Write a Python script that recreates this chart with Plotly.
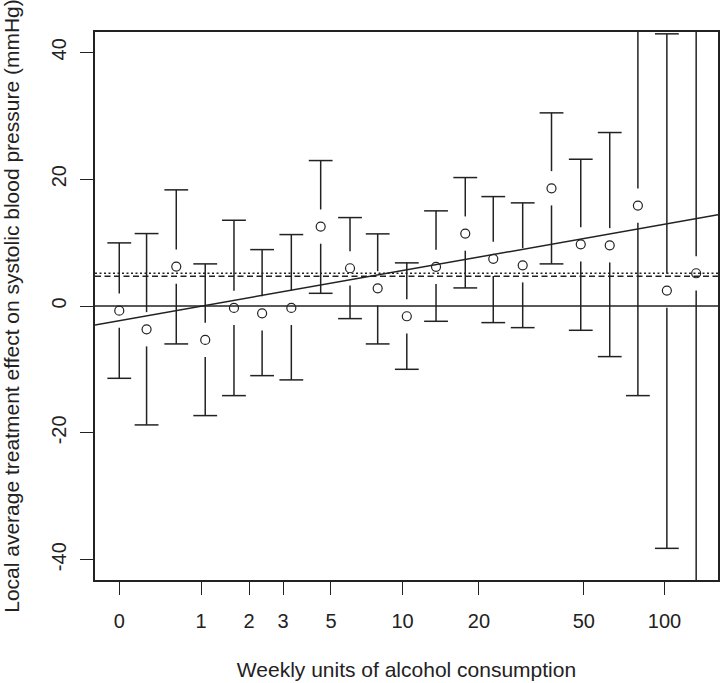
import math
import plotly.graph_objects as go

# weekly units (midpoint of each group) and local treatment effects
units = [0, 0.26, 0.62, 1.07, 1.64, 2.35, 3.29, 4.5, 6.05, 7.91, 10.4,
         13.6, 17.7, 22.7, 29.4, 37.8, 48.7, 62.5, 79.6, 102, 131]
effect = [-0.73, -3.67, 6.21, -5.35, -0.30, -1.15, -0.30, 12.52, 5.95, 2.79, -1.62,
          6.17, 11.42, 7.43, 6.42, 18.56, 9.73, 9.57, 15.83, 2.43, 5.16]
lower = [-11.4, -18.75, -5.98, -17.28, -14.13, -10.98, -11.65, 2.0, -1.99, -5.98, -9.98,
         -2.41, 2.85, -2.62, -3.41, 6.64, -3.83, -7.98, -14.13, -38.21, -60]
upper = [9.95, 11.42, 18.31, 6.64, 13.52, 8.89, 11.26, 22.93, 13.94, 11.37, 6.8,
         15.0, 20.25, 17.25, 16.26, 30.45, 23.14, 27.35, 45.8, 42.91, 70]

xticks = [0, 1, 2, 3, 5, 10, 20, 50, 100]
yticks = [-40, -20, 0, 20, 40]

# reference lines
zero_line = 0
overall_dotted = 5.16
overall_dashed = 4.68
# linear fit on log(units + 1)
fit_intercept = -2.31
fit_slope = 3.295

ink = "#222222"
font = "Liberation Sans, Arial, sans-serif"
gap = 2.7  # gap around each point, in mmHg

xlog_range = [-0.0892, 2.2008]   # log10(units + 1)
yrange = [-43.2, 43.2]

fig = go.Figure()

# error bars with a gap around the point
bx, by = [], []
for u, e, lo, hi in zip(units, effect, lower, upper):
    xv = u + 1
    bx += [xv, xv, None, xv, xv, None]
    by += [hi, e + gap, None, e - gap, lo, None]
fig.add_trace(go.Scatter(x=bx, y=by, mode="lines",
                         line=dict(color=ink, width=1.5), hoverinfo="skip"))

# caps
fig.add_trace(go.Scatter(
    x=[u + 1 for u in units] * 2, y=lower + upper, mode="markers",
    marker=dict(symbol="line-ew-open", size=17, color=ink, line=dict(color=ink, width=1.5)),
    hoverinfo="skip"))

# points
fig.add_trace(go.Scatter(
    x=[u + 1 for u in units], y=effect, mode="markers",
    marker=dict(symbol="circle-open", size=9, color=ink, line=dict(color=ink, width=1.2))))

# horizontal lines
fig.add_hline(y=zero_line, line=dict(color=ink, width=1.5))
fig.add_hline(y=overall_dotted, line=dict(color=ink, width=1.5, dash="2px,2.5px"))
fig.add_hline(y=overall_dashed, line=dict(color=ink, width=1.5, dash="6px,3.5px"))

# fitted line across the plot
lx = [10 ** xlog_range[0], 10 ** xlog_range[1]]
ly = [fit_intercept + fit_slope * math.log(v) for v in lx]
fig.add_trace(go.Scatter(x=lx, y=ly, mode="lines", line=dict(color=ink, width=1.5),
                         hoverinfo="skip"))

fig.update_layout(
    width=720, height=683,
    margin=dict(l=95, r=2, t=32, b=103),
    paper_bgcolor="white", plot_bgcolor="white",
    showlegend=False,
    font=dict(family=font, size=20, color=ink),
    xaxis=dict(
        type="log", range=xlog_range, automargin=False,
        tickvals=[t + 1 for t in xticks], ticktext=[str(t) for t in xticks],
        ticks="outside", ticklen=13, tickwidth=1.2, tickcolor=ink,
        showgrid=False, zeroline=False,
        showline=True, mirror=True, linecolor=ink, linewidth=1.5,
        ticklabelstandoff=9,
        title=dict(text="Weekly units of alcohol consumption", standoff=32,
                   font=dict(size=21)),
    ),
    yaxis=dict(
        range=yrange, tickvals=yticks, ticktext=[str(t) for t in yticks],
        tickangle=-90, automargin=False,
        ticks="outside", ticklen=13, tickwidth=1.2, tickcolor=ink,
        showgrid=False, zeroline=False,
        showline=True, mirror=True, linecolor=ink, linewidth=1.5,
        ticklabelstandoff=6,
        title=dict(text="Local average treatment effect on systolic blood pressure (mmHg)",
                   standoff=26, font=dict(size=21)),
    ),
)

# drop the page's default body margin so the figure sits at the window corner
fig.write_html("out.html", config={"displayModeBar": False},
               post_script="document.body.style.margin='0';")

(Work to be completed)
Reproduce the whole listing word for word, setting aside any pictures.

(The completed task)
Write a Python script that recreates this chart with Plotly.
import math
import plotly.graph_objects as go

# weekly units (midpoint of each group) and local treatment effects
units = [0, 0.26, 0.62, 1.07, 1.64, 2.35, 3.29, 4.5, 6.05, 7.91, 10.4,
         13.6, 17.7, 22.7, 29.4, 37.8, 48.7, 62.5, 79.6, 102, 131]
effect = [-0.73, -3.67, 6.21, -5.35, -0.30, -1.15, -0.30, 12.52, 5.95, 2.79, -1.62,
          6.17, 11.42, 7.43, 6.42, 18.56, 9.73, 9.57, 15.83, 2.43, 5.16]
lower = [-11.4, -18.75, -5.98, -17.28, -14.13, -10.98, -11.65, 2.0, -1.99, -5.98, -9.98,
         -2.41, 2.85, -2.62, -3.41, 6.64, -3.83, -7.98, -14.13, -38.21, -60]
upper = [9.95, 11.42, 18.31, 6.64, 13.52, 8.89, 11.26, 22.93, 13.94, 11.37, 6.8,
         15.0, 20.25, 17.25, 16.26, 30.45, 23.14, 27.35, 45.8, 42.91, 70]

xticks = [0, 1, 2, 3, 5, 10, 20, 50, 100]
yticks = [-40, -20, 0, 20, 40]

# reference lines
zero_line = 0
overall_dotted = 5.16
overall_dashed = 4.68
# linear fit on log(units + 1)
fit_intercept = -2.31
fit_slope = 3.295

ink = "#222222"
font = "Liberation Sans, Arial, sans-serif"
gap = 2.7  # gap around each point, in mmHg

xlog_range = [-0.0892, 2.2008]   # log10(units + 1)
yrange = [-43.2, 43.2]

fig = go.Figure()

# error bars with a gap around the point
bx, by = [], []
for u, e, lo, hi in zip(units, effect, lower, upper):
    xv = u + 1
    bx += [xv, xv, None, xv, xv, None]
    by += [hi, e + gap, None, e - gap, lo, None]
fig.add_trace(go.Scatter(x=bx, y=by, mode="lines",
                         line=dict(color=ink, width=1.5), hoverinfo="skip"))

# caps
fig.add_trace(go.Scatter(
    x=[u + 1 for u in units] * 2, y=lower + upper, mode="markers",
    marker=dict(symbol="line-ew-open", size=17, color=ink, line=dict(color=ink, width=1.5)),
    hoverinfo="skip"))

# points
fig.add_trace(go.Scatter(
    x=[u + 1 for u in units], y=effect, mode="markers",
    marker=dict(symbol="circle-open", size=9, color=ink, line=dict(color=ink, width=1.2))))

# horizontal lines
fig.add_hline(y=zero_line, line=dict(color=ink, width=1.5))
fig.add_hline(y=overall_dotted, line=dict(color=ink, width=1.5, dash="2px,2.5px"))
fig.add_hline(y=overall_dashed, line=dict(color=ink, width=1.5, dash="6px,3.5px"))

# fitted line across the plot
lx = [10 ** xlog_range[0], 10 ** xlog_range[1]]
ly = [fit_intercept + fit_slope * math.log(v) for v in lx]
fig.add_trace(go.Scatter(x=lx, y=ly, mode="lines", line=dict(color=ink, width=1.5),
                         hoverinfo="skip"))

fig.update_layout(
    width=720, height=683,
    margin=dict(l=95, r=2, t=32, b=103),
    paper_bgcolor="white", plot_bgcolor="white",
    showlegend=False,
    font=dict(family=font, size=20, color=ink),
    xaxis=dict(
        type="log", range=xlog_range, automargin=False,
        tickvals=[t + 1 for t in xticks], ticktext=[str(t) for t in xticks],
        ticks="outside", ticklen=13, tickwidth=1.2, tickcolor=ink,
        showgrid=False, zeroline=False,
        showline=True, mirror=True, linecolor=ink, linewidth=1.5,
        ticklabelstandoff=9,
        title=dict(text="Weekly units of alcohol consumption", standoff=32,
                   font=dict(size=21)),
    ),
    yaxis=dict(
        range=yrange, tickvals=yticks, ticktext=[str(t) for t in yticks],
        tickangle=-90, automargin=False,
        ticks="outside", ticklen=13, tickwidth=1.2, tickcolor=ink,
        showgrid=False, zeroline=False,
        showline=True, mirror=True, linecolor=ink, linewidth=1.5,
        ticklabelstandoff=6,
        title=dict(text="Local average treatment effect on systolic blood pressure (mmHg)",
                   standoff=26, font=dict(size=21)),
    ),
)

# drop the page's default body margin so the figure sits at the window corner
fig.write_html("out.html", config={"displayModeBar": False},
               post_script="document.body.style.margin='0';")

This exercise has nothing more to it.